U.N.-listed terrorist groups such as the Islamic State group and al-Qaida's Fatah al-Sham Front, which both control territory in Syria, are again excluded.
HOW IS THIS TIME DIFFERENT?
Much has changed since de Mistura suspended the last round in April, after two short-lived truces early last year collapsed and heavy fighting resumed. The United States, under the Obama administration, and Russia had been leading the diplomatic push at the time, but now Washington's line is unclear as President Donald Trump continues to assemble his foreign-policy team.
Moscow, in the meantime, has taken center stage. Thanks largely to Russian-backed air power and on-the-ground support from Iran and Hezbollah, the militant group in neighboring Lebanon, Assad's forces were able to expel rebel fighters in December from a longtime stronghold on the eastern side of the city of Aleppo, which was Syria's economic capital and largest city before the war began.
The U.N.-hosted gathering also follows cease-fire talks in Astana, Kazakhstan, that were coordinated largely by Turkey and Russia. Those meetings led to a breakthrough of sorts: the two Syrian sides sat face-to-face, and de Mistura suggested that it's not clear yet whether they will again in Geneva. De Mistura says the fragile cease-fire has mostly been holding. But violations occur daily.
Turkey and Russia, who support opposing sides, are working together. But Ankara is in a squeeze and distracted, fighting terrorism at home.
De Mistura said: "2017 — from a geopolitical, from a military, from a general point of view — is very different from 2016 ... A year ago, what was a cease-fire led by the U.S. and Russia under their own sponsorship, has now been replaced by two guarantors, plus one — Iran — called Turkey and Russia."
The patchwork opposition backed by Turkey and Saudi Arabia has also taken a new shape. It is dominated by figures who want no role for Assad in Syria's future, or even in a transitional period.
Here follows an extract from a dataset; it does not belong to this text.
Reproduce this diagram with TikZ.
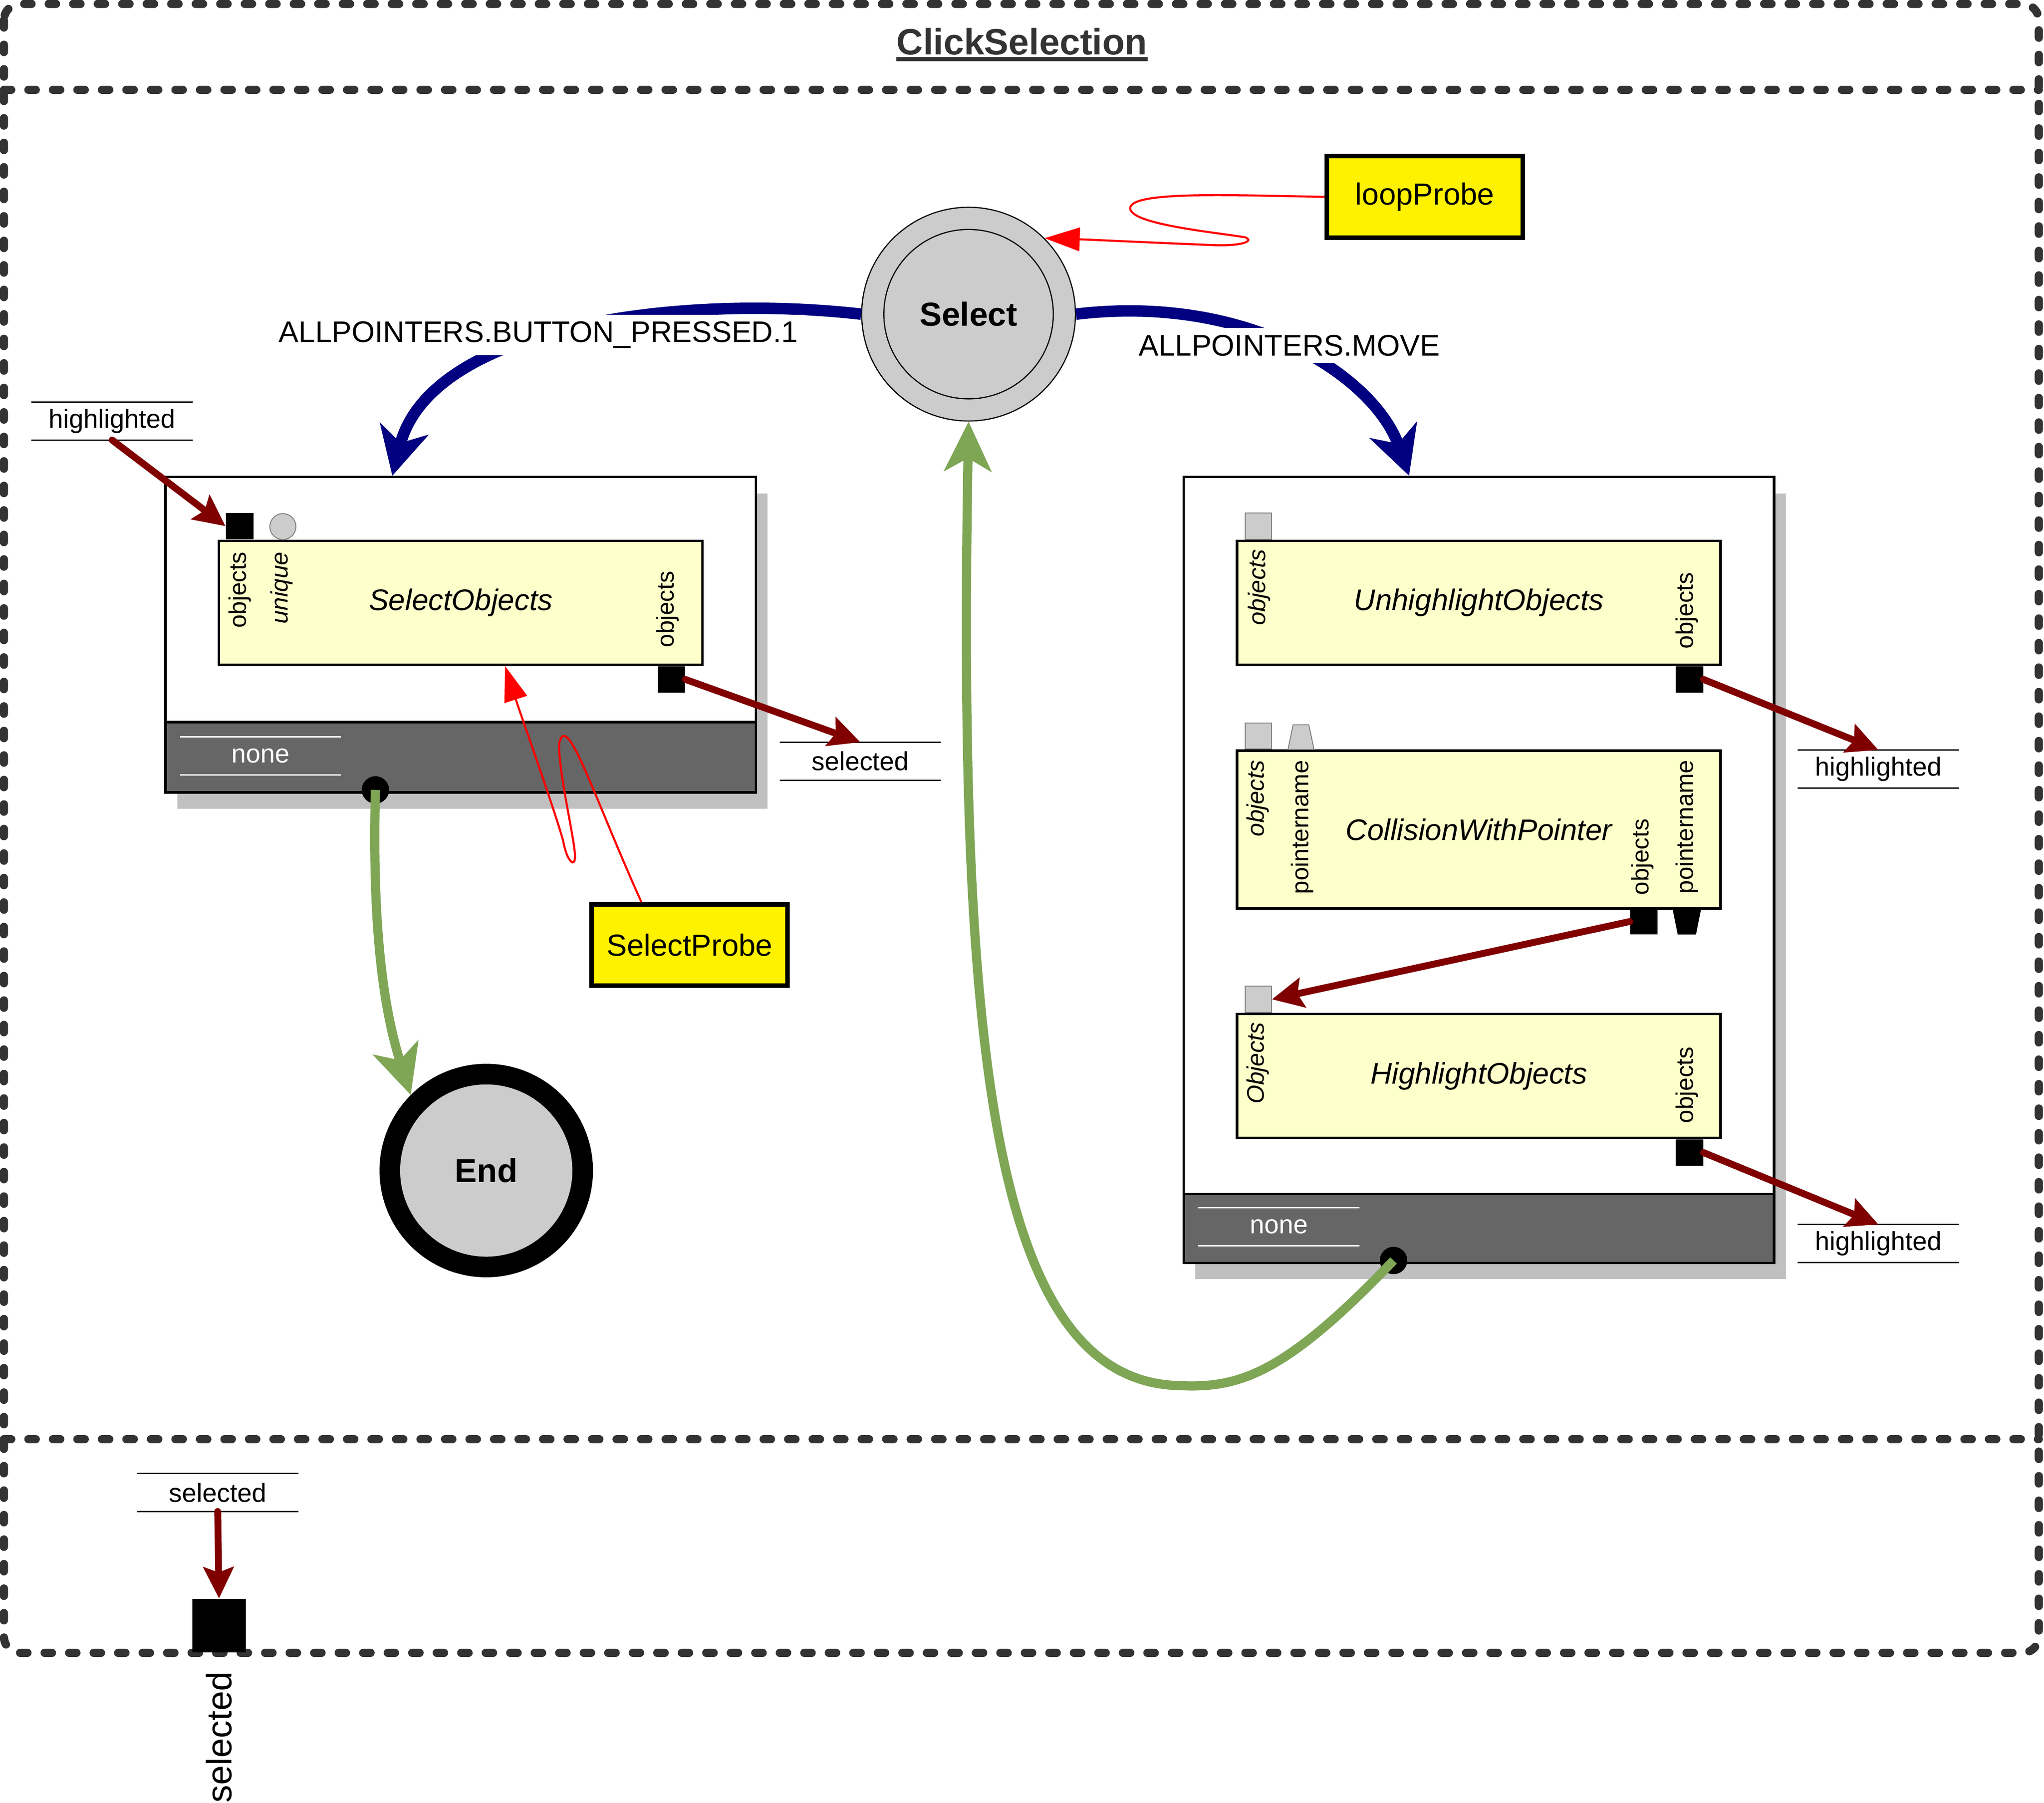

But the opposition's delegation now includes some groups seen as less hostile to Assad than the High Negotiations Committee, which was the main opposition faction in previous rounds.
WHAT CAN REASONABLY BE EXPECTED?
As before, de Mistura's team is trying to stick to a script laid out in U.N. Security Council resolution 2254 adopted in late 2015, which has called for a process of political transition. But that's among the thorniest issues, because it calls into question Assad's possible role for a country where many millions could want to seek justice for wartime killings and other horrors.
De Mistura said Wednesday that he's not expecting a breakthrough, but wants to build momentum. He said he envisions Thursday's meeting as the "beginning of a series of rounds that will be able to go much more in depth into the substantive issues."
James Dobbins, a senior fellow at the Rand Corp. think tank, said the talks should put consolidation of the cessation of hostilities at the top of the agenda, rather than "more irreconcilable differences over the future shape of the Syrian government."
Dobbins, a former U.S. assistant secretary of state, also pointed to the importance of the United States to "engage in a serious way in this process" and that the ethnic Kurds — who have been excluded from U.N. talks in the past — should eventually be included.
"If it (the process) brings all the parties to the table, and it leads to consolidating the cessation of hostilities, even if it doesn't make progress on the issues that are considered formally on the agenda, I think it could be regarded as a success," Dobbins said. "On the other hand, if a breakdown over those issues leads to a resumption in violence, I think it's a failure."